AIRSPACE REVIEW (airspace-review.com) – Pesatnya perkembangan dan penggunaan drone di Indonesia, dan bahkan di dunia, telah membuat regulator penerbangan di berbagai negara menyusun ketentuan-ketentuan penerbangan drone agar tidak mengganggu dan membahayakan penerbangan pada umumnya.
Di Indonesia aturan itu antara lain telah dituangkan dalam Peraturan Menteri Perhubungan Republik Indonesia Nomor PM 37 Tahun 2020 tentang “Pengoperasian Pesawat Udara Tanpa Awak di Ruang Udara yang Dilayani Indonesia”.
Banyak pasal-pasal yang harus diketahui publik, terutama oleh para pengguna drone, agar tidak salah kaprah dalam menerbangkan drone. Aturan-aturan tersebut dapat diunduh di dalam jaringan, antara lain dari laman Kementerian Perhubungan.
Ketidaktahuan dan pelanggaran terhadap aturan-aturan tersebut, selain dapat membahayakan penerbangan, juga pelaku terancam sanksi pidana dan sanksi administratif.

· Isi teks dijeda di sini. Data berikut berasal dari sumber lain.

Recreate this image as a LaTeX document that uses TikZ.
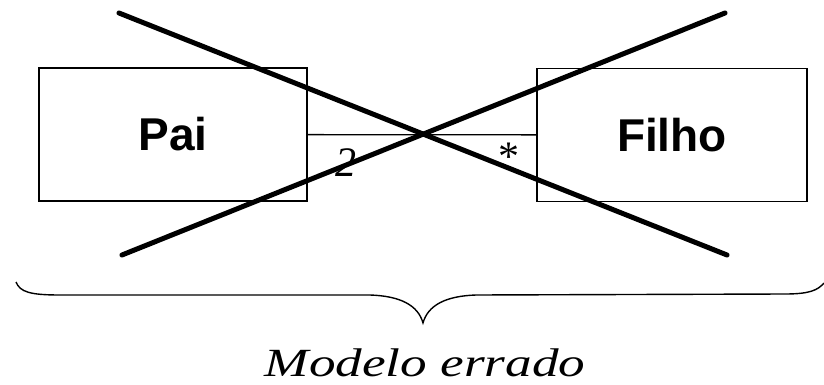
\documentclass[tikz,border=0pt]{standalone}
\usepackage{fontspec}
\setmainfont{Liberation Serif}
\newfontfamily\boxfont{Liberation Sans}
\usetikzlibrary{positioning}

\begin{document}
\begin{tikzpicture}[x=1pt,y=-1pt,
  classbox/.style={draw,line width=1.6pt,minimum width=268pt,minimum height=133pt,
    font=\boxfont\bfseries\fontsize{46}{46}\selectfont},
  assoc/.style={line width=1.3pt},
  cross/.style={line width=5pt,line cap=round},
  mult/.style={font=\itshape\fontsize{42}{42}\selectfont,inner sep=0pt}]
\useasboundingbox (0,0) rectangle (824,385);
\node[classbox] (pai) at (173,134.5) {Pai};
\node[classbox,minimum width=270pt] (filho) at (672,135) {Filho};
\draw[assoc] (pai) -- (filho);
\node[mult] (two) at (346,163) {2};
\node[mult] (many) at (507,157) {*};
% the model is crossed out
\coordinate (a1) at (119,13);
\coordinate (a2) at (727,255);
\coordinate (b1) at (122,255);
\coordinate (b2) at (725,13);
\draw[cross] (a1) -- (a2);
\draw[cross] (b1) -- (b2);
% brace under the model
\draw[line width=1.4pt] (16,282) .. controls (20,292) and (30,295) .. (60,295)
  -- (370,295) .. controls (400,296) and (418,305) .. (423,323)
  .. controls (428,305) and (446,296) .. (476,295)
  -- (785,294) .. controls (810,294) and (818,290) .. (824,283);
\node[font=\itshape\fontsize{40}{40}\selectfont,xscale=1.33] (caption) at (425,363) {Modelo errado};
\end{tikzpicture}
\end{document}
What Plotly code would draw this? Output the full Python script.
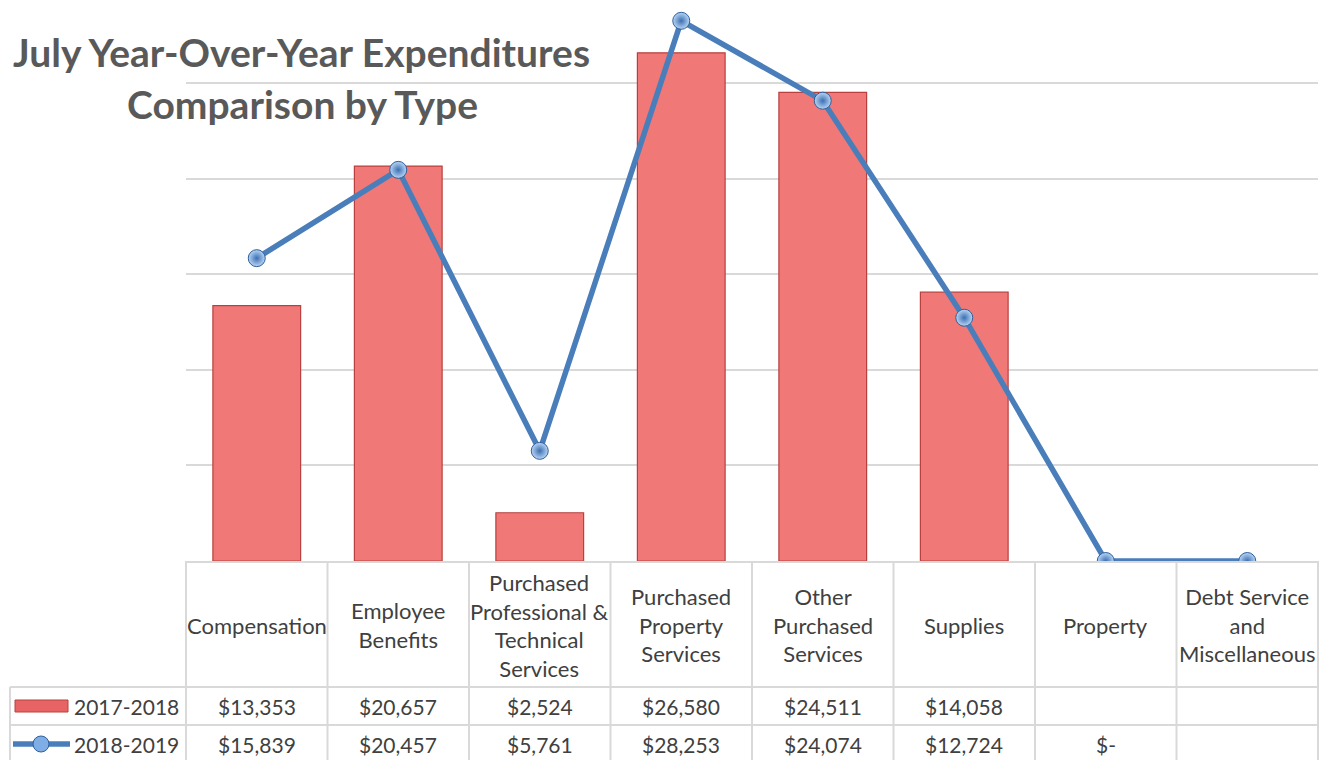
import plotly.graph_objects as go

categories = ["Compensation", "Employee<br>Benefits", "Purchased<br>Professional &<br>Technical<br>Services",
              "Purchased<br>Property<br>Services", "Other<br>Purchased<br>Services", "Supplies",
              "Property", "Debt Service<br>and<br>Miscellaneous"]
cat_keys = ["Compensation", "Employee Benefits", "Purchased Professional & Technical Services",
            "Purchased Property Services", "Other Purchased Services", "Supplies",
            "Property", "Debt Service and Miscellaneous"]
series_names = ["2017-2018", "2018-2019"]
values_2017 = [13353, 20657, 2524, 26580, 24511, 14058, None, None]
values_2018 = [15839, 20457, 5761, 28253, 24074, 12724, 0, None]

W, H = 1333, 760
L, R_EDGE, BASE, TOP = 186, 1318, 561, 0
PW = R_EDGE - L
PH = BASE - TOP
GRID = "#D9D9D9"
TXT = "#404040"
FONT = "Lato"


def px(x):
    return (x - L) / PW


def py(y):
    return (BASE - y) / PH


def fmt(v):
    if v is None:
        return ""
    if v == 0:
        return "$-"
    return "${:,.0f}".format(v)


fig = go.Figure()
fig.add_trace(go.Bar(
    x=cat_keys, y=values_2017, name=series_names[0], width=0.62,
    marker=dict(color="#F07877", line=dict(color="#B8403E", width=1.2)),
    showlegend=False,
))
fig.add_trace(go.Scatter(
    x=cat_keys, y=[v if v is not None else 0 for v in values_2018], name=series_names[1],
    mode="lines+markers",
    line=dict(color="#4A7EBB", width=5.5),
    marker=dict(size=17, color="#B9D6F5", line=dict(color="#2F5F9A", width=1),
                gradient=dict(type="radial", color="#3C6FB2")),
    showlegend=False,
))

shapes = []
ncat = len(cat_keys)
cw = PW / ncat
for i in range(ncat + 1):
    x = L + i * cw
    shapes.append(dict(type="line", xref="paper", yref="paper", x0=px(x), x1=px(x),
                       y0=py(BASE), y1=py(H + 5), line=dict(color=GRID, width=2)))
for y, x0 in [(BASE + 1, L), (687, 10), (725, 10)]:
    shapes.append(dict(type="line", xref="paper", yref="paper", x0=px(x0), x1=px(R_EDGE),
                       y0=py(y), y1=py(y), line=dict(color=GRID, width=2)))
shapes.append(dict(type="line", xref="paper", yref="paper", x0=px(10), x1=px(10),
                   y0=py(687), y1=py(H + 5), line=dict(color=GRID, width=2)))
shapes.append(dict(type="rect", xref="paper", yref="paper", x0=px(15), x1=px(68),
                   y0=py(712), y1=py(700), fillcolor="#E86464", line=dict(color="#B8403E", width=1)))
shapes.append(dict(type="line", xref="paper", yref="paper", x0=px(13), x1=px(70),
                   y0=py(744), y1=py(744), line=dict(color="#4A7EBB", width=5.5)))
shapes.append(dict(type="circle", xref="paper", yref="paper", x0=px(33), x1=px(49),
                   y0=py(752), y1=py(736), fillcolor="#7FAEE6", line=dict(color="#2F5F9A", width=1)))

annotations = []
for i, lab in enumerate(categories):
    cx = px(L + (i + 0.5) * cw)
    annotations.append(dict(x=cx, y=py(625), xref="paper", yref="paper",
                            text=lab, showarrow=False, xanchor="center", yanchor="middle",
                            font=dict(family=FONT, size=22, color=TXT)))
    annotations.append(dict(x=cx, y=py(706), xref="paper", yref="paper",
                            text=fmt(values_2017[i]), showarrow=False, xanchor="center", yanchor="middle",
                            font=dict(family=FONT, size=21, color=TXT)))
    annotations.append(dict(x=cx, y=py(744), xref="paper", yref="paper",
                            text=fmt(values_2018[i]), showarrow=False, xanchor="center", yanchor="middle",
                            font=dict(family=FONT, size=21, color=TXT)))
for name, y in zip(series_names, [706, 744]):
    annotations.append(dict(x=px(72), y=py(y), xref="paper", yref="paper", text=name,
                            showarrow=False, xanchor="left", yanchor="middle",
                            font=dict(family=FONT, size=21, color=TXT)))
annotations.append(dict(x=px(301), y=py(52), xref="paper", yref="paper",
                        text="<b>July Year-Over-Year Expenditures</b>", showarrow=False,
                        xanchor="center", yanchor="middle",
                        font=dict(family=FONT, size=39, color="#595959")))
annotations.append(dict(x=px(302), y=py(104), xref="paper", yref="paper",
                        text="<b>Comparison by Type</b>", showarrow=False,
                        xanchor="center", yanchor="middle",
                        font=dict(family=FONT, size=39, color="#595959")))

fig.update_layout(
    width=W, height=H,
    margin=dict(l=L, r=W - R_EDGE, t=TOP, b=H - BASE),
    paper_bgcolor="white", plot_bgcolor="white",
    xaxis=dict(showticklabels=False, showgrid=False, zeroline=False, showline=False,
               categoryorder="array", categoryarray=cat_keys, range=[-0.5, ncat - 0.5]),
    yaxis=dict(range=[0, PH * 25000 / 478], dtick=5000, showgrid=True, gridcolor=GRID, gridwidth=1.5,
               showticklabels=False, zeroline=False, showline=False),
    shapes=shapes, annotations=annotations,
    bargap=0.38,
)
fig.write_html("out.html", config={"displayModeBar": False},
               post_script="document.body.style.margin='0px';document.body.style.overflow='hidden';")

Pengenaan sanksi dilaksanakan berdasarkan hasil pengawasan sesuai dengan kondisi terhadap mereka yang melanggar wilayah kedaulatan dan keamanan udara, mengancam keselamatan dan keamanan penerbangan, memiliki dampak ancaman terhadap pusat pemerintah, pusat ekonomi, objek vital nasional dan keselamatan negara, tidak memiliki persetujuan, dan beroperasi tidak sesuai dengan persetujuan yang diberikan.
Paban II/Puanpotdirga (Kemampuan Potensi Dirgantara) Spotdirga TNI AU, Kolonel Pnb Agung “Sharky” Sasongkojati, dalam kegiatan bertema “Cinta Dirgantara” di Pusat Pendidikan Kedirgantaraan Gerakan Pramuka (Pusdirga) Cibubur, Jakarta Timur pada Sabtu, 8 Agustus 2020 menjelaskan hal itu kepada komunitas milenial pecinta kedirgantaraan.
Kegiatan “Cinta Dirgantara” diselenggarakan oleh Puspotdirga TNI AU dengan menyuguhkan beberapa kegiatan, antara lain penerbangan aerobatik oleh Marsyda (Purn) Eris Herryanto, joy flight menggunakan pesawat trike oleh Puspotdirga, pameran pesawat statik, pameran drone, pameran aeromodeling, kegiatan fotografi, sosialisasi tentang keselamatan penerbangan, dan lainnya.
Sharky mengatakan mengatakan, drone tidak bebas terbang tanpa mengantongi izin terbang di ruang udara yang dikendalikan (controllable airspace), baik berupa izin terbang komersial maupun izin terbang rekreasional.
“Untuk izin komersial melalui Ditjen Perhubungan Udara, Kementerian Perhubungan dan Kementerian Pertahanan. Semetnara untuk izin penerbangan rekreasional dibantu oleh TNI AU melalui FASI (Federasi Aero Sport Indonesia) sebagai regulator olahraga dirgantara nasional,” ujar mantan Sesdispotdirga ini.
Ia menambahkan, ada sanksi pidana dan administratif yg cukup berat bagi penerbangan drone tanpa izin, kecuali terbang non survei pemetaan di ruang udara yang tidak dikendalikan (uncontrollable airspace) atau di ruang udara G dengan ketinggian dibawah 120 m (400 ft).
“Jika mau terbang di controllable airspace maka penerbang drone sebaiknya minta izin dan telah lulus sertifikasi remote pilot agar paham aturan regulasi penerbangan demi keselamatan dan keamanan,” tegasnya.
TNI AU mencatat, saat ini di Indonesia terdapat 300-an komunitas/klub drone. Sebanyak 1.800 orang telah lulus dan mendapatkan lisensi remote pilot dari FASI.
“Untuk drone rekreasional sendiri saat ini terdapat lebih dari 20.000 unit yang dioperasikan di Indonesia,” tambah Kolonel Agung yang selalu memantau dan memberikan pengarahan kepada para remote pilot yang akan melakukan penerbangan menggunakan drone melalui grup whatsapp (WA).
Para remote pilot berikut tim yang akan melakukan penerbangan pun menyampaikan laporan sebelum dan sesudah penerbangan agar semua terpantau.